As remote work becomes more prevalent globally, the loneliness epidemic associated with it might drive professionals to cities where in-person connections are easier to forge. This trend might also become more popular for new college graduates entering the workforce — as networking plays an important role in the early stages of a professional career.
LinkedIn’s latest report could help professionals decide where to go. The networking site recently published a data analysis of over three million LinkedIn members who relocated in 2021, with a specific focus on the first 12 months after settling into a new U.S. metro area.
The greater New York City area was revealed as the nation’s hotspot for networking opportunities. It’s reported that newcomers to the city added LinkedIn connections at a rate 11.1 times beyond the national average — surpassing all other major metros.

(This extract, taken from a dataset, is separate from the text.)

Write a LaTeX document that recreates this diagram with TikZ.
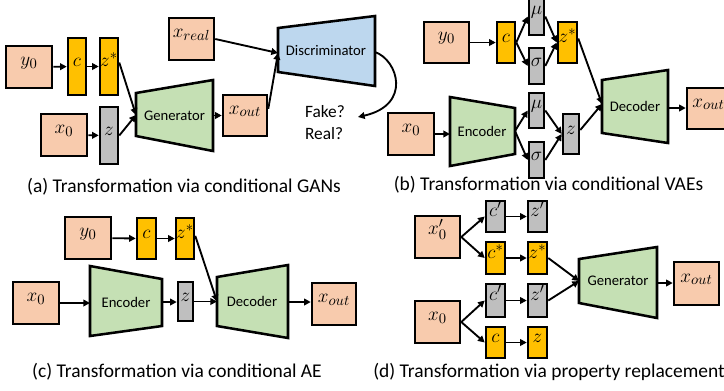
\documentclass[tikz,border=0pt]{standalone}
\usepackage{fontspec}
\setmainfont{Carlito}
\usetikzlibrary{arrows.meta,fit}
\definecolor{peach}{HTML}{F8CBAD}
\definecolor{gold}{HTML}{FFC000}
\definecolor{greyb}{HTML}{BFBFBF}
\definecolor{greenb}{HTML}{C5E0B4}
\definecolor{blueb}{HTML}{BDD7EE}
\begin{document}
\begin{tikzpicture}[x=0.75pt,y=-0.75pt,
  box/.style={draw=black, line width=1.9pt, inner sep=0pt, font=\fontsize{15.5}{18}\selectfont},
  inbox/.style={box, fill=peach},
  cbox/.style={box, fill=gold},
  gbox/.style={box, fill=greyb},
  trap/.style={draw=black, line width=1.9pt, line join=miter},
  lab/.style={font=\fontsize{11}{13}\selectfont, inner sep=1pt},
  captxt/.style={font=\fontsize{14.6}{16}\selectfont, inner sep=0pt},
  arr/.style={-{Triangle[length=5pt,width=5pt]}, line width=1.4pt},
]
\useasboundingbox (0,0) rectangle (724,390);

% ---------- (a) ----------
\node[inbox, fit={(6,46)(52,88)}] (ay0) {$y_0$};
\node[cbox, fit={(68,38)(86,95)}] (ac) {$c$};
\node[cbox, fit={(100,38)(118,95)}] (azs) {$z^*$};
\node[inbox, fit={(41,114)(87,156)}] (ax0) {$x_0$};
\node[gbox, fit={(100,107)(118,164)}] (az) {$z$};
\draw[trap, fill=greenb] (136,93) -- (213,80) -- (213,151) -- (136,136) -- cycle;
\node[lab] (agen) at (174.5,115.5) {Generator};
\coordinate (agenL) at (136,115);
\coordinate (agenR) at (213,115.5);
\node[inbox, fit={(223,95)(267,136)}] (axout) {$x_{out}$};
\node[inbox, fit={(169,18)(214,60)}] (axreal) {$x_{real}$};
\draw[trap, fill=blueb] (278,28) -- (375,16) -- (375,86) -- (278,72) -- cycle;
\node[lab] (adisc) at (326,51) {Discriminator};
\coordinate (adiscL) at (278,53);
\coordinate (adiscR) at (375,52);
\node[font=\fontsize{13}{16.5}\selectfont, align=left, inner sep=0pt] (afr) at (325,123) {Fake?\\Real?};
\coordinate (afrin) at (358,117);

\draw[arr] (ay0) -- (ac);
\draw[arr] (ac) -- (azs);
\draw[arr] (ax0) -- (az);
\draw[arr] ([yshift=3pt]azs.east) -- (agenL);
\draw[arr] (az.east) -- (agenL);
\draw[arr] (agenR) -- (axout.west);
\draw[arr] (axreal.east) -- (adiscL);
\draw[arr] ([yshift=5pt]axout.east) -- (adiscL);
\draw[arr] (adiscR) .. controls (398,60) and (412,105) .. (afrin);

% ---------- (b) ----------
\node[inbox, fit={(424,22)(469,63)}] (by0) {$y_0$};
\node[cbox, fit={(497,22)(515,63)}] (bc) {$c$};
\node[gbox, fit={(529,-2)(544,35)}] (bmu1) {$\mu$};
\node[gbox, fit={(529,48)(544,84)}] (bsig1) {$\sigma$};
\node[cbox, fit={(558,22)(577,63)}] (bzs) {$z^*$};
\node[inbox, fit={(388,113)(434,155)}] (bx0) {$x_0$};
\draw[trap, fill=greenb] (450,97) -- (515,108) -- (515,154) -- (450,166) -- cycle;
\node[lab] (benc) at (482,131) {Encoder};
\coordinate (bencL) at (450,134);
\coordinate (bencR) at (515,131);
\node[gbox, fit={(529,93)(544,128)}] (bmu2) {$\mu$};
\node[gbox, fit={(529,142)(544,178)}] (bsig2) {$\sigma$};
\node[gbox, fit={(563,114)(579,154)}] (bz) {$z$};
\draw[trap, fill=greenb] (602,80) -- (668,70) -- (668,143) -- (602,133) -- cycle;
\node[lab] (bdec) at (635,106.5) {Decoder};
\coordinate (bdecL) at (602,104);
\coordinate (bdecR) at (668,108);
\node[inbox, fit={(687,88)(730,129)}] (bxout) {$x_{out}$};

\draw[arr] (by0) -- (bc);
\draw[arr] (bc.east) -- (bmu1.west);
\draw[arr] (bc.east) -- (bsig1.west);
\draw[arr] (bmu1.east) -- (bzs.west);
\draw[arr] (bsig1.east) -- (bzs.west);
\draw[arr] (bx0.east) -- (bencL);
\draw[arr] (bencR) -- (bmu2.west);
\draw[arr] (bencR) -- (bsig2.west);
\draw[arr] (bmu2.east) -- (bz.west);
\draw[arr] (bsig2.east) -- (bz.west);
\draw[arr] ([yshift=3pt]bzs.east) -- (bdecL);
\draw[arr] ([yshift=3pt]bz.east) -- (bdecL);
\draw[arr] (bdecR) -- (bdecR -| bxout.west);

% ---------- (c) ----------
\node[inbox, fit={(65,217)(111,259)}] (cy0) {$y_0$};
\node[cbox, fit={(137,218)(156,259)}] (cc) {$c$};
\node[cbox, fit={(176,218)(194,259)}] (czs) {$z^*$};
\node[inbox, fit={(13,282)(59,324)}] (cx0) {$x_0$};
\draw[trap, fill=greenb] (90,266) -- (162,279) -- (162,326) -- (90,336) -- cycle;
\node[lab] (cenc) at (126,302) {Encoder};
\coordinate (cencL) at (90,303);
\coordinate (cencR) at (162,302);
\node[gbox, fit={(178,282)(193,321)}] (cz) {$z$};
\draw[trap, fill=greenb] (217,277) -- (288,265) -- (288,338) -- (217,326) -- cycle;
\node[lab] (cdec) at (252,301.5) {Decoder};
\coordinate (cdecL) at (217,301.5);
\coordinate (cdecR) at (288,302);
\node[inbox, fit={(312,283)(356,325)}] (cxout) {$x_{out}$};

\draw[arr] (cy0) -- (cc);
\draw[arr] (cc) -- (czs);
\draw[arr] ([yshift=2pt]czs.east) -- (cdecL);
\draw[arr] (cx0.east) -- (cencL);
\draw[arr] (cencR) -- (cencR -| cz.west);
\draw[arr] (cz.east) -- (cdecL);
\draw[arr] (cdecR) -- (cdecR -| cxout.west);

% ---------- (d) ----------
\node[inbox, fit={(415,216)(460,258)}] (dx0p) {$x_0'$};
\node[gbox, fit={(486,201)(505,232)}] (dcp1) {$c'$};
\node[gbox, fit={(528,201)(547,232)}] (dzp1) {$z'$};
\node[cbox, fit={(486,242)(505,274)}] (dcs) {$c^*$};
\node[cbox, fit={(528,242)(547,274)}] (dzs) {$z^*$};
\node[inbox, fit={(415,301)(460,343)}] (dx0) {$x_0$};
\node[gbox, fit={(486,284)(505,317)}] (dcp2) {$c'$};
\node[gbox, fit={(528,284)(547,317)}] (dzp2) {$z'$};
\node[cbox, fit={(486,327)(505,358)}] (dc) {$c$};
\node[cbox, fit={(528,327)(547,358)}] (dz) {$z$};
\draw[trap, fill=greenb] (579,259) -- (657,247) -- (657,318) -- (579,303) -- cycle;
\node[lab] (dgen) at (618,281) {Generator};
\coordinate (dgenL) at (579,281);
\coordinate (dgenR) at (657,283);
\node[inbox, fit={(674,262)(719,305)}] (dxout) {$x_{out}$};

\draw[arr] (dx0p.east) -- (dcp1.west);
\draw[arr] (dx0p.east) -- (dcs.west);
\draw[arr] (dcp1) -- (dzp1);
\draw[arr] (dcs) -- (dzs);
\draw[arr] (dx0.east) -- (dcp2.west);
\draw[arr] (dx0.east) -- (dc.west);
\draw[arr] (dcp2) -- (dzp2);
\draw[arr] (dc) -- (dz);
\draw[arr] (dzs.east) -- (dgenL);
\draw[arr] (dzp2.east) -- (dgenL);
\draw[arr] (dgenR) -- (dgenR -| dxout.west);

% ---------- captions ----------
\node[captxt] (capa) at (184,187) {(a) Transformation via conditional GANs};
\node[captxt] (capb) at (548.5,185) {(b) Transformation via conditional VAEs};
\node[captxt] (capc) at (177,372) {(c) Transformation via conditional AE};
\node[captxt] (capd) at (549,372) {(d) Transformation via property replacement};
\end{tikzpicture}
\end{document}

The San Francisco Bay Area ranks second, with newcomers to the city adding connections at 9.5 times the national rate. Salt Lake City ranked third with average connections made at 9.2 times the national average. Los Angeles was fourth with 8.7 times the national average, and Boston wrapped up the top 5 with newcomers reporting 8.6 times the national average.
Notably, the data also reveals that the youngest workforce cohort, Gen Z, shows the fastest connection rate — outpacing even millennials. This suggests that Gen Z professionals might prioritize in-person networking more than their more internet-prone predecessors.
Despite the persistence of remote work and hybrid work opportunities, the allure of major metro areas as major networking hubs is still prevalent in society. As the world continues to grapple with the challenges of remote work, cities that facilitate easy professional networking might see an influx of professionals seeking both career opportunities and personal connections.
Other top metros for networking include Chicago, Washington, D.C., Houston, Miami-Fort Lauderdale, and Dallas-Fort Worth.